** To be done **
Pictures stay out. Extract the lines below from the first one through the line with "50, 55, 60]", both included.

** Collected material **
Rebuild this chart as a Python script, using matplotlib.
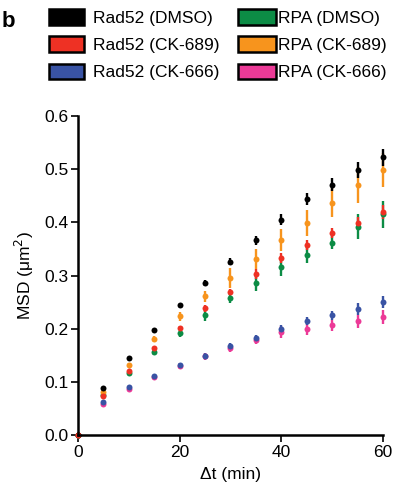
import matplotlib.pyplot as plt
from matplotlib.patches import Patch

plt.rcParams['font.family'] = ['Liberation Sans', 'DejaVu Sans']

t = [0, 5, 10, 15, 20, 25, 30, 35, 40, 45, 50, 55, 60]

rad52_dmso = [0, 0.089, 0.145, 0.197, 0.244, 0.286, 0.326, 0.366, 0.405, 0.444, 0.471, 0.498, 0.522]
rad52_dmso_err = [0, 0.001, 0.002, 0.002, 0.002, 0.005, 0.006, 0.008, 0.010, 0.011, 0.013, 0.015, 0.016]

rad52_689 = [0, 0.074, 0.121, 0.164, 0.202, 0.238, 0.269, 0.303, 0.333, 0.357, 0.380, 0.398, 0.420]
rad52_689_err = [0, 0.002, 0.002, 0.002, 0.003, 0.006, 0.006, 0.009, 0.009, 0.009, 0.010, 0.012, 0.013]

rad52_666 = [0, 0.062, 0.091, 0.111, 0.131, 0.149, 0.167, 0.183, 0.199, 0.214, 0.225, 0.237, 0.250]
rad52_666_err = [0, 0.002, 0.002, 0.002, 0.004, 0.006, 0.006, 0.006, 0.007, 0.008, 0.009, 0.012, 0.012]

rpa_dmso = [0, 0.076, 0.116, 0.156, 0.192, 0.225, 0.257, 0.286, 0.316, 0.339, 0.362, 0.392, 0.415]
rpa_dmso_err = [0, 0.002, 0.003, 0.006, 0.007, 0.010, 0.009, 0.015, 0.016, 0.016, 0.013, 0.023, 0.026]

rpa_689 = [0, 0.080, 0.132, 0.181, 0.223, 0.261, 0.296, 0.331, 0.367, 0.399, 0.437, 0.470, 0.498]
rpa_689_err = [0, 0.002, 0.003, 0.006, 0.009, 0.010, 0.019, 0.018, 0.020, 0.025, 0.027, 0.034, 0.032]

rpa_666 = [0, 0.058, 0.087, 0.110, 0.130, 0.148, 0.164, 0.179, 0.194, 0.199, 0.206, 0.214, 0.222]
rpa_666_err = [0, 0.002, 0.002, 0.003, 0.005, 0.006, 0.007, 0.008, 0.011, 0.010, 0.011, 0.012, 0.013]

black = '#000000'
red = '#ee3124'
blue = '#3953a4'
green = '#0c8c45'
orange = '#f7941d'
pink = '#ec3a97'

fs = 12.5

fig = plt.figure(figsize=(3.95, 4.88), dpi=100)
ax = fig.add_axes([0.1975, 0.1086, 0.772, 0.6537])

series = [
    (rpa_666, rpa_666_err, pink),
    (rad52_666, rad52_666_err, blue),
    (rpa_dmso, rpa_dmso_err, green),
    (rpa_689, rpa_689_err, orange),
    (rad52_dmso, rad52_dmso_err, black),
    (rad52_689, rad52_689_err, red),
]
for vals, errs, col in series:
    ax.errorbar(t, vals, yerr=errs, fmt='o', color=col, ms=4.3, mew=0,
                elinewidth=1.7, capsize=3, capthick=1.7, clip_on=False)

ax.set_xlim(0, 60)
ax.set_ylim(0, 0.6)
ax.set_xticks([0, 20, 40, 60])
ax.set_yticks([0, 0.1, 0.2, 0.3, 0.4, 0.5, 0.6])
ax.set_yticklabels(['0.0', '0.1', '0.2', '0.3', '0.4', '0.5', '0.6'])
ax.spines['top'].set_visible(False)
ax.spines['right'].set_visible(False)
for s in ['left', 'bottom']:
    ax.spines[s].set_linewidth(1.8)
ax.tick_params(width=1.2, length=5, labelsize=fs, pad=2)
ax.set_xlabel('Δt (min)', fontsize=fs, labelpad=5)
ax.set_ylabel('MSD (μm$^2$)', fontsize=fs, labelpad=6)

fig.text(0.005, 0.978, 'b', fontsize=16, fontweight='bold', va='top')

col1 = [Patch(facecolor=c, edgecolor='black', lw=1.8) for c in [black, red, blue]]
col2 = [Patch(facecolor=c, edgecolor='black', lw=1.8) for c in [green, orange, pink]]
leg1 = fig.legend(col1, ['Rad52 (DMSO)', 'Rad52 (CK-689)', 'Rad52 (CK-666)'],
                  loc='upper left', bbox_to_anchor=(0.115, 0.988), frameon=False,
                  fontsize=fs, handlelength=2.0, handleheight=1.0,
                  handletextpad=0.55, labelspacing=0.6, borderaxespad=0,
                  borderpad=0.2)
leg2 = fig.legend(col2, ['RPA (DMSO)', 'RPA (CK-689)', 'RPA (CK-666)'],
                  loc='upper left', bbox_to_anchor=(0.593, 0.988), frameon=False,
                  fontsize=fs, handlelength=2.2, handleheight=1.0,
                  handletextpad=0.1, labelspacing=0.6, borderaxespad=0,
                  borderpad=0.2)

fig.savefig('out.png', dpi=100)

** Solution to this problem **
Rebuild this chart as a Python script, using matplotlib.
import matplotlib.pyplot as plt
from matplotlib.patches import Patch

plt.rcParams['font.family'] = ['Liberation Sans', 'DejaVu Sans']

t = [0, 5, 10, 15, 20, 25, 30, 35, 40, 45, 50, 55, 60]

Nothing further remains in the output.